## Data listing
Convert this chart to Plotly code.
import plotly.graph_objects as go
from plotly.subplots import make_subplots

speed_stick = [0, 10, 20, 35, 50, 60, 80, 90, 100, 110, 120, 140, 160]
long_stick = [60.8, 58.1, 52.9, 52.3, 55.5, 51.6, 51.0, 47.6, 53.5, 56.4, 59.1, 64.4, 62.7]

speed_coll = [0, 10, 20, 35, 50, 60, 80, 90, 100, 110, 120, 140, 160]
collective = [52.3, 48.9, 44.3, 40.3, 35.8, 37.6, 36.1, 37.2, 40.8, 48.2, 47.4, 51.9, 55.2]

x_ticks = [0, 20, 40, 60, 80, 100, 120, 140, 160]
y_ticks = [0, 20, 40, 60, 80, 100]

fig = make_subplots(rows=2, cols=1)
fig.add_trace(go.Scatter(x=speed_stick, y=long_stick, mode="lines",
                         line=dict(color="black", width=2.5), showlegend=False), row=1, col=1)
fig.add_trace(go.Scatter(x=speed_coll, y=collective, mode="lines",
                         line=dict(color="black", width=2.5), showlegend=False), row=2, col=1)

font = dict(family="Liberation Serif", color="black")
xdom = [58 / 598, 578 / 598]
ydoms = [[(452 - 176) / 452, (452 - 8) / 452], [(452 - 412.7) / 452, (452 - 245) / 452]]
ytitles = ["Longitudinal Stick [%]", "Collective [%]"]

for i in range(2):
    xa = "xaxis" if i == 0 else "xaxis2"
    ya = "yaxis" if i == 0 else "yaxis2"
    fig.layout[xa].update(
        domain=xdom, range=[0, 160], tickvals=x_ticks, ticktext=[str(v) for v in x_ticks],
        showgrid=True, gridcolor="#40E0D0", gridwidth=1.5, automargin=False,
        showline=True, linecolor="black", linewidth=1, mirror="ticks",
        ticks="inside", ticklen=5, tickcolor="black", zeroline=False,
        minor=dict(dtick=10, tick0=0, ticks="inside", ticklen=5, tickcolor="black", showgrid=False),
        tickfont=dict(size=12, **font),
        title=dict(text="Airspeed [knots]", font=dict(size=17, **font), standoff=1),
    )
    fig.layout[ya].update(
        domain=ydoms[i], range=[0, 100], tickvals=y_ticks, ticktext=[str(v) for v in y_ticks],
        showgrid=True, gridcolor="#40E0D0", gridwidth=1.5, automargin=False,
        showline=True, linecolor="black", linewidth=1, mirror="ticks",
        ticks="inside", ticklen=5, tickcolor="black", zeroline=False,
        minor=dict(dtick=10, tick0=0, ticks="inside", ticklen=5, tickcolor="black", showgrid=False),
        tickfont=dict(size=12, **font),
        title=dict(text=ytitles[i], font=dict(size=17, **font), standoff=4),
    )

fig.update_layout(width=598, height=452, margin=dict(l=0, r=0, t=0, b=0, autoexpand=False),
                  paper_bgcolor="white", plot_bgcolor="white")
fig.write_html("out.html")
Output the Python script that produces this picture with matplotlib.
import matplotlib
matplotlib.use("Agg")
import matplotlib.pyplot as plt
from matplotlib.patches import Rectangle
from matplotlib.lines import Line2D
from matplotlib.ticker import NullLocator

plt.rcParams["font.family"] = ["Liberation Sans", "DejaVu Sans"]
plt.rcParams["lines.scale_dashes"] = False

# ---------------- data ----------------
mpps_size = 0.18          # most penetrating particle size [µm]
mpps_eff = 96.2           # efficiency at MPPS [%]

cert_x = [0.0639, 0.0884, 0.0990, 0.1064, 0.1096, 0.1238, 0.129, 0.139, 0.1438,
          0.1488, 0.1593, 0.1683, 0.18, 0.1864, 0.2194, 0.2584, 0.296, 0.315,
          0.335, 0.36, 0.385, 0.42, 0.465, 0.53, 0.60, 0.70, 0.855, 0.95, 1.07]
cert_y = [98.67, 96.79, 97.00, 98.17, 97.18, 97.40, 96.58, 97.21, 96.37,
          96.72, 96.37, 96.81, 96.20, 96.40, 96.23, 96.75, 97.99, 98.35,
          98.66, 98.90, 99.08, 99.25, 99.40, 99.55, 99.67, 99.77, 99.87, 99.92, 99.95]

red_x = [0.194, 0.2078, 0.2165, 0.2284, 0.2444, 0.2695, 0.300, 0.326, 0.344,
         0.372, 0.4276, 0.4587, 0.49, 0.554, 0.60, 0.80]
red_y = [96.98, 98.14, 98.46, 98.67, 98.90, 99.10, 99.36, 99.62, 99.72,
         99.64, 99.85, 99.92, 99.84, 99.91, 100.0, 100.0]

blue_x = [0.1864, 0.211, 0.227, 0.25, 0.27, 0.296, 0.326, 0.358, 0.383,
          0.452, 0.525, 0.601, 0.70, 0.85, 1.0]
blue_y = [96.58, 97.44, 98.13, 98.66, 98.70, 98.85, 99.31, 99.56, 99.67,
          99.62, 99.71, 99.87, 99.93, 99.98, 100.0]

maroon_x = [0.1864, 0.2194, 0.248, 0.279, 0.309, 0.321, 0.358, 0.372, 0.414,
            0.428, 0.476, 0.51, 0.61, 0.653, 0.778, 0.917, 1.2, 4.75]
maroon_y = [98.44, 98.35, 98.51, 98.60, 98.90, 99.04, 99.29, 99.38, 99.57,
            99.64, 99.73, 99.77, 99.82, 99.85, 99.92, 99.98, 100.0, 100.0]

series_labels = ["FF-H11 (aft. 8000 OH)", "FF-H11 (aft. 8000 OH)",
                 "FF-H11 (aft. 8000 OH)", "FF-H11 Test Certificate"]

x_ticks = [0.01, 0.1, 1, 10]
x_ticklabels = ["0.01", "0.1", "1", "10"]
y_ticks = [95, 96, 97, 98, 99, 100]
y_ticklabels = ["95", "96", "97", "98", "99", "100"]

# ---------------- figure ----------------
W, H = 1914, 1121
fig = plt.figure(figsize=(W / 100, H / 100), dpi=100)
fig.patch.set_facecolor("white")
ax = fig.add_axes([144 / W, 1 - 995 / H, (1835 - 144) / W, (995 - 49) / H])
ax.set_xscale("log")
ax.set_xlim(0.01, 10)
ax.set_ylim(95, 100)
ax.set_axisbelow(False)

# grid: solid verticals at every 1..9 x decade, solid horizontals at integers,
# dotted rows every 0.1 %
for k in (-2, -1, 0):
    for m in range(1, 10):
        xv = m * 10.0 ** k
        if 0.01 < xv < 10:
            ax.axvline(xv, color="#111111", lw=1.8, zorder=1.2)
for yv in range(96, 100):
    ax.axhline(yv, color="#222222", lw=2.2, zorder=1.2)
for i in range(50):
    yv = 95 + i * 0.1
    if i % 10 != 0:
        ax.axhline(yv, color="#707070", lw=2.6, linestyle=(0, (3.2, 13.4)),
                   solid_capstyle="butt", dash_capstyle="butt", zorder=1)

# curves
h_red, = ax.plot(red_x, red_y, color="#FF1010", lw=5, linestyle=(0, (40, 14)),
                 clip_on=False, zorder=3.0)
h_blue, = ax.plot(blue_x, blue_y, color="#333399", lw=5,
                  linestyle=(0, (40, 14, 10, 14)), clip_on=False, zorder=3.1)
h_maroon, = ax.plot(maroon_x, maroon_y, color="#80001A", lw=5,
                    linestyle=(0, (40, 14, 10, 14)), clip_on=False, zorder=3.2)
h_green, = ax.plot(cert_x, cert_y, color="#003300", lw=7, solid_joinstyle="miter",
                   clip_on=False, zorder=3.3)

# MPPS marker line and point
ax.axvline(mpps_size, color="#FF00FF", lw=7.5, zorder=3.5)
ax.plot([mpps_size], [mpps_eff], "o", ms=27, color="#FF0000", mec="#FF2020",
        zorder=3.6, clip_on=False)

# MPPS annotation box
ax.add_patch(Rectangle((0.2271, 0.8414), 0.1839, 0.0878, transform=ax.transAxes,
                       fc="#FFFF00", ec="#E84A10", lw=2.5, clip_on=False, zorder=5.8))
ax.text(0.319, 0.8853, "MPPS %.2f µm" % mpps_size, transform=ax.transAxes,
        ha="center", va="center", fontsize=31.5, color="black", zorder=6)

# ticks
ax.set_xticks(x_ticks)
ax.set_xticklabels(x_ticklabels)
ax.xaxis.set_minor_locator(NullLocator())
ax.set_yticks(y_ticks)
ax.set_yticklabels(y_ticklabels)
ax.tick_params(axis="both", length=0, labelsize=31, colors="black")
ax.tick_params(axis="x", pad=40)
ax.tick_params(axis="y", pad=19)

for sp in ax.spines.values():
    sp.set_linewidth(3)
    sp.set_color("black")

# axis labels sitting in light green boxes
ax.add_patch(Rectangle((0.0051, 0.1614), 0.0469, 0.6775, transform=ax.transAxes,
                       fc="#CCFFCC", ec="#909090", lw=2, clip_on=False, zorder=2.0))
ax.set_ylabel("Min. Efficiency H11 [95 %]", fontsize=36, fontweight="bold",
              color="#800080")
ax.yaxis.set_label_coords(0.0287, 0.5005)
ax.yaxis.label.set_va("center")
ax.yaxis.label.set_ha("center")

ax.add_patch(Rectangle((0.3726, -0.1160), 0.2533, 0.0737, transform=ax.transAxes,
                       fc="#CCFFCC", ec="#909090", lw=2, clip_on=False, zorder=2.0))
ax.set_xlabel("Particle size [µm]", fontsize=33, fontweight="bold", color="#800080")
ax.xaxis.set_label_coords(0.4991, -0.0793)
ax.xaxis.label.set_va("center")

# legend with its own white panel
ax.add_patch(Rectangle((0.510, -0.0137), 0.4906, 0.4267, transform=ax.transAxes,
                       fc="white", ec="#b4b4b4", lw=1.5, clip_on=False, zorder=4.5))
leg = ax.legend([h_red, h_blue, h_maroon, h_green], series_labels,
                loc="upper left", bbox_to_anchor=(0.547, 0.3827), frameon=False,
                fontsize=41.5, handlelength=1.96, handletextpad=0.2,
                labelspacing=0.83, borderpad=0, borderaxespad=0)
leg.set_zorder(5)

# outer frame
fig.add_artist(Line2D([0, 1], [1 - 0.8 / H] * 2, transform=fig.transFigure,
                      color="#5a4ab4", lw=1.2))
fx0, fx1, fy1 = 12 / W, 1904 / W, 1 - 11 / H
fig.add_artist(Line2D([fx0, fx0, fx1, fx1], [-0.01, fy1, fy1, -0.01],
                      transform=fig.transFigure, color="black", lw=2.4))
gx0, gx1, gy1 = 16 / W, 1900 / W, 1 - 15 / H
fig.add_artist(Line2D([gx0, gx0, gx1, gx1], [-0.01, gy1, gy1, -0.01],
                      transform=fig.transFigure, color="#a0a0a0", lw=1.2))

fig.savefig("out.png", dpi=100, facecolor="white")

## Objective
Quote the records above exactly, from the first line through the line containing "showlegend=False), row=2, col=1)", and nothing more.

## Exercise result
Convert this chart to Plotly code.
import plotly.graph_objects as go
from plotly.subplots import make_subplots

speed_stick = [0, 10, 20, 35, 50, 60, 80, 90, 100, 110, 120, 140, 160]
long_stick = [60.8, 58.1, 52.9, 52.3, 55.5, 51.6, 51.0, 47.6, 53.5, 56.4, 59.1, 64.4, 62.7]

speed_coll = [0, 10, 20, 35, 50, 60, 80, 90, 100, 110, 120, 140, 160]
collective = [52.3, 48.9, 44.3, 40.3, 35.8, 37.6, 36.1, 37.2, 40.8, 48.2, 47.4, 51.9, 55.2]

x_ticks = [0, 20, 40, 60, 80, 100, 120, 140, 160]
y_ticks = [0, 20, 40, 60, 80, 100]

fig = make_subplots(rows=2, cols=1)
fig.add_trace(go.Scatter(x=speed_stick, y=long_stick, mode="lines",
                         line=dict(color="black", width=2.5), showlegend=False), row=1, col=1)
fig.add_trace(go.Scatter(x=speed_coll, y=collective, mode="lines",
                         line=dict(color="black", width=2.5), showlegend=False), row=2, col=1)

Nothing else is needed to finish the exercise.